Mace is the opposite of a monarch. As Blehar points out, she’s in a swingy district. She has to somehow navigate Democrats, traditional Republicans, and MAGA Republicans, knowing that pandering to any one of those groups risks alienating the others. So, it seems, she’s resolved to … pander to all of them, as incoherent as that might seem. She’s clearly grown more populist as populists have grown in influence on the right, but her multiple political identities allow voters in different factions who are open to voting for her to see whatever they want to see in her record to justify believing that she’s one of them at heart.

She considers herself pro-life, but consistently criticizes her party on abortion. She supported certifying Biden’s victory in 2020 but now sounds content with  a restoration of the coup-plotter. She hated Matt Gaetz for having sabotaged Kevin McCarthy in January but she loves Matt Gaetz for having sabotaged Kevin McCarthy in October. She’s independent-minded and keen for Congress to work on real issues affecting the public, but she’s also forever promising to blow the lid off the Biden crime family.

If a vacancy in the Senate should open in her home state and populists start looking around for a candidate, well, that’s Nancy Mace. And if moderates are eager to head them off with a candidate of their own, that’s also Nancy Mace. Party hack and “maverick,” anti-insurrectionist insurrectionist against McCarthy, she’s all things to all voters. Especially if it gets her on TV.

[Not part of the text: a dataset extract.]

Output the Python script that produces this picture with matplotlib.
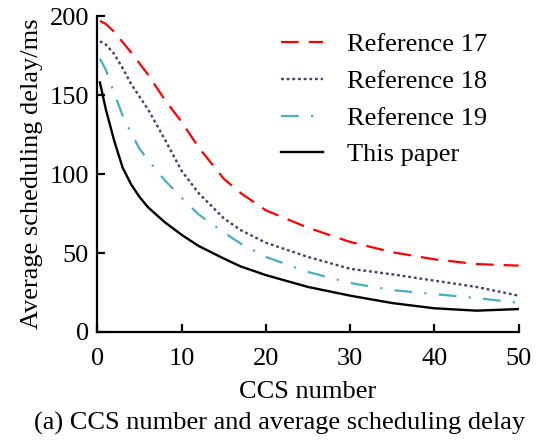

The modern American right is incoherent because the priorities of the MAGA Party and the Conservative Party are irreconcilable. Mace gets that, so she’s given up caring about trying to reconcile them for the sake of coherence. She wants to win, so she says what she needs to say at any given moment to get her closer to doing that, even if that means voting no on Kevin McCarthy—something Marjorie Taylor Greene and Elise Stefanik refused to do. She’s a player, nothing less and certainly nothing more. She’s a perfect modern Republican. She’s the worst.